What the task requires:
Leave out any picture and return the remaining listing below exactly as given.

Data excerpt:
* START *

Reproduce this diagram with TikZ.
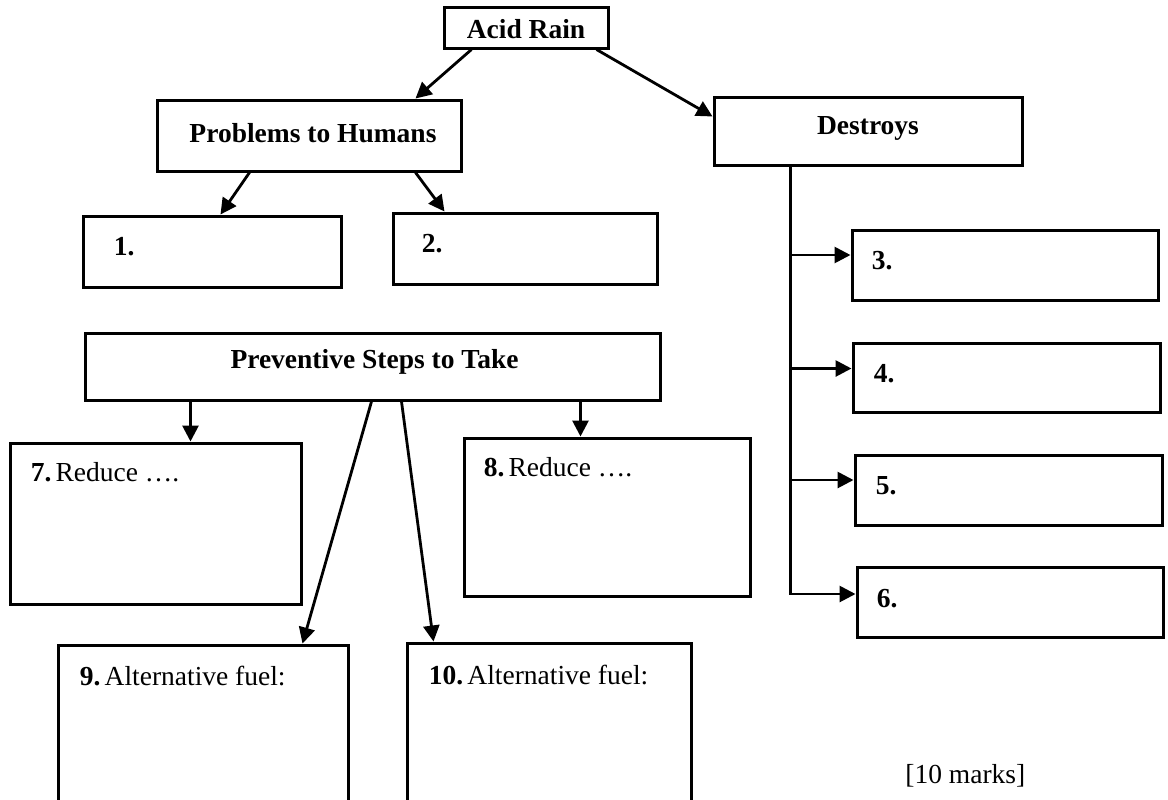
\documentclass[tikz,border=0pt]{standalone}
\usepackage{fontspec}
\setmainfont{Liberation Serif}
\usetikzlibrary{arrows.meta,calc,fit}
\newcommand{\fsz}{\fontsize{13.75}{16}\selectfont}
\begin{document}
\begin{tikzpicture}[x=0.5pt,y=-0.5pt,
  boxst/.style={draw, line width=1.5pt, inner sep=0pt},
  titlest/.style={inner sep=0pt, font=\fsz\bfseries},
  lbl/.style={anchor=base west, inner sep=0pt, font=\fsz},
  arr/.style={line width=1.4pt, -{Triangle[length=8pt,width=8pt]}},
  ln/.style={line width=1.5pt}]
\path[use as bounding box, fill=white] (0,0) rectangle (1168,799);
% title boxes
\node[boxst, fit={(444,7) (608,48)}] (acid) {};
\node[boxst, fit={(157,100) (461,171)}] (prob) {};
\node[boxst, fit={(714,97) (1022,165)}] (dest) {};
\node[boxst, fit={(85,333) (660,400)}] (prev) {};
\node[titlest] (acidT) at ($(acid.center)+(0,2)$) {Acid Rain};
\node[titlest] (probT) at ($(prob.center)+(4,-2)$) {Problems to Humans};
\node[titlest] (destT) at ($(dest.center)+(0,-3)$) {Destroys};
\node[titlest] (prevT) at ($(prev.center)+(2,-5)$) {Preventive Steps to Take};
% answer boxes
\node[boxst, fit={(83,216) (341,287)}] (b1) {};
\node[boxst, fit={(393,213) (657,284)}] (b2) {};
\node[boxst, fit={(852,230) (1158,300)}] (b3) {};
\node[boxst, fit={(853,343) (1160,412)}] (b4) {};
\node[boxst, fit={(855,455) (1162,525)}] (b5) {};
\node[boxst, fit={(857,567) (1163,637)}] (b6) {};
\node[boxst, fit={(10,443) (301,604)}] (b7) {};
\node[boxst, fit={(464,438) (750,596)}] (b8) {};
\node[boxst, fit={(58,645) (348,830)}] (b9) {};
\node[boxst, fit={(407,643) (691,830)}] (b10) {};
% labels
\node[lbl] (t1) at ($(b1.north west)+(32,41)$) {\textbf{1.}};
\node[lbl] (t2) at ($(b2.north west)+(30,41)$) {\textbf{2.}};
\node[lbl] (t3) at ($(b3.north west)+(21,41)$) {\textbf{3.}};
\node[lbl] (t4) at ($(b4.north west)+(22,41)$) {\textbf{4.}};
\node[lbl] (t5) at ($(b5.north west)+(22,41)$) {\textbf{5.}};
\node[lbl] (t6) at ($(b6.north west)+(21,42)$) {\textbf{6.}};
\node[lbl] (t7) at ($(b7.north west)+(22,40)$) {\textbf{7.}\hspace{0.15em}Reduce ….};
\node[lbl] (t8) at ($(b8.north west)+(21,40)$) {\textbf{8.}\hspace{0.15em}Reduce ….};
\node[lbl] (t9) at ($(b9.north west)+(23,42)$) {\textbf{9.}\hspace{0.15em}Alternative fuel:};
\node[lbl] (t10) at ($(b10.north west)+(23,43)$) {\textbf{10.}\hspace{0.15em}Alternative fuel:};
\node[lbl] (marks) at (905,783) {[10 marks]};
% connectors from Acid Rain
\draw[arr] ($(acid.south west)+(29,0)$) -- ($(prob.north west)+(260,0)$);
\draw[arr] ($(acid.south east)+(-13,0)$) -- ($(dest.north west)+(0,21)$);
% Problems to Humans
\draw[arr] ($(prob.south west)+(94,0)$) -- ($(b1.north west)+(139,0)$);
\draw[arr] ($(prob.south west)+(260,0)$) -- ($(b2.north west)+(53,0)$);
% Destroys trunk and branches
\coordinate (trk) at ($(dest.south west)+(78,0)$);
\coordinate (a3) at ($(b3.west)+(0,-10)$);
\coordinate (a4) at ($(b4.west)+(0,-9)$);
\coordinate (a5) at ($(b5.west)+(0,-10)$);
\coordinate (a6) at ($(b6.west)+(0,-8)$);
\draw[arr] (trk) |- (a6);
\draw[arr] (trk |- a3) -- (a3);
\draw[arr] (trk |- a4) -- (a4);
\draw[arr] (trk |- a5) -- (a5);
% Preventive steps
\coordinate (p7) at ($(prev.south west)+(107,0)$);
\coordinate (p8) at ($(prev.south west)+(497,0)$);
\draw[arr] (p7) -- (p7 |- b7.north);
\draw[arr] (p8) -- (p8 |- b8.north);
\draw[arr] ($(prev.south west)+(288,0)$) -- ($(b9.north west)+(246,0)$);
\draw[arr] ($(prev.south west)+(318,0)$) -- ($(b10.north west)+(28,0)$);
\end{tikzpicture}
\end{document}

* END *

Task answer:
Reproduce this diagram with TikZ.
\documentclass[tikz,border=0pt]{standalone}
\usepackage{fontspec}
\setmainfont{Liberation Serif}
\usetikzlibrary{arrows.meta,calc,fit}
\newcommand{\fsz}{\fontsize{13.75}{16}\selectfont}
\begin{document}
\begin{tikzpicture}[x=0.5pt,y=-0.5pt,
  boxst/.style={draw, line width=1.5pt, inner sep=0pt},
  titlest/.style={inner sep=0pt, font=\fsz\bfseries},
  lbl/.style={anchor=base west, inner sep=0pt, font=\fsz},
  arr/.style={line width=1.4pt, -{Triangle[length=8pt,width=8pt]}},
  ln/.style={line width=1.5pt}]
\path[use as bounding box, fill=white] (0,0) rectangle (1168,799);
% title boxes
\node[boxst, fit={(444,7) (608,48)}] (acid) {};
\node[boxst, fit={(157,100) (461,171)}] (prob) {};
\node[boxst, fit={(714,97) (1022,165)}] (dest) {};
\node[boxst, fit={(85,333) (660,400)}] (prev) {};
\node[titlest] (acidT) at ($(acid.center)+(0,2)$) {Acid Rain};
\node[titlest] (probT) at ($(prob.center)+(4,-2)$) {Problems to Humans};
\node[titlest] (destT) at ($(dest.center)+(0,-3)$) {Destroys};
\node[titlest] (prevT) at ($(prev.center)+(2,-5)$) {Preventive Steps to Take};
% answer boxes
\node[boxst, fit={(83,216) (341,287)}] (b1) {};
\node[boxst, fit={(393,213) (657,284)}] (b2) {};
\node[boxst, fit={(852,230) (1158,300)}] (b3) {};
\node[boxst, fit={(853,343) (1160,412)}] (b4) {};
\node[boxst, fit={(855,455) (1162,525)}] (b5) {};
\node[boxst, fit={(857,567) (1163,637)}] (b6) {};
\node[boxst, fit={(10,443) (301,604)}] (b7) {};
\node[boxst, fit={(464,438) (750,596)}] (b8) {};
\node[boxst, fit={(58,645) (348,830)}] (b9) {};
\node[boxst, fit={(407,643) (691,830)}] (b10) {};
% labels
\node[lbl] (t1) at ($(b1.north west)+(32,41)$) {\textbf{1.}};
\node[lbl] (t2) at ($(b2.north west)+(30,41)$) {\textbf{2.}};
\node[lbl] (t3) at ($(b3.north west)+(21,41)$) {\textbf{3.}};
\node[lbl] (t4) at ($(b4.north west)+(22,41)$) {\textbf{4.}};
\node[lbl] (t5) at ($(b5.north west)+(22,41)$) {\textbf{5.}};
\node[lbl] (t6) at ($(b6.north west)+(21,42)$) {\textbf{6.}};
\node[lbl] (t7) at ($(b7.north west)+(22,40)$) {\textbf{7.}\hspace{0.15em}Reduce ….};
\node[lbl] (t8) at ($(b8.north west)+(21,40)$) {\textbf{8.}\hspace{0.15em}Reduce ….};
\node[lbl] (t9) at ($(b9.north west)+(23,42)$) {\textbf{9.}\hspace{0.15em}Alternative fuel:};
\node[lbl] (t10) at ($(b10.north west)+(23,43)$) {\textbf{10.}\hspace{0.15em}Alternative fuel:};
\node[lbl] (marks) at (905,783) {[10 marks]};
% connectors from Acid Rain
\draw[arr] ($(acid.south west)+(29,0)$) -- ($(prob.north west)+(260,0)$);
\draw[arr] ($(acid.south east)+(-13,0)$) -- ($(dest.north west)+(0,21)$);
% Problems to Humans
\draw[arr] ($(prob.south west)+(94,0)$) -- ($(b1.north west)+(139,0)$);
\draw[arr] ($(prob.south west)+(260,0)$) -- ($(b2.north west)+(53,0)$);
% Destroys trunk and branches
\coordinate (trk) at ($(dest.south west)+(78,0)$);
\coordinate (a3) at ($(b3.west)+(0,-10)$);
\coordinate (a4) at ($(b4.west)+(0,-9)$);
\coordinate (a5) at ($(b5.west)+(0,-10)$);
\coordinate (a6) at ($(b6.west)+(0,-8)$);
\draw[arr] (trk) |- (a6);
\draw[arr] (trk |- a3) -- (a3);
\draw[arr] (trk |- a4) -- (a4);
\draw[arr] (trk |- a5) -- (a5);
% Preventive steps
\coordinate (p7) at ($(prev.south west)+(107,0)$);
\coordinate (p8) at ($(prev.south west)+(497,0)$);
\draw[arr] (p7) -- (p7 |- b7.north);
\draw[arr] (p8) -- (p8 |- b8.north);
\draw[arr] ($(prev.south west)+(288,0)$) -- ($(b9.north west)+(246,0)$);
\draw[arr] ($(prev.south west)+(318,0)$) -- ($(b10.north west)+(28,0)$);
\end{tikzpicture}
\end{document}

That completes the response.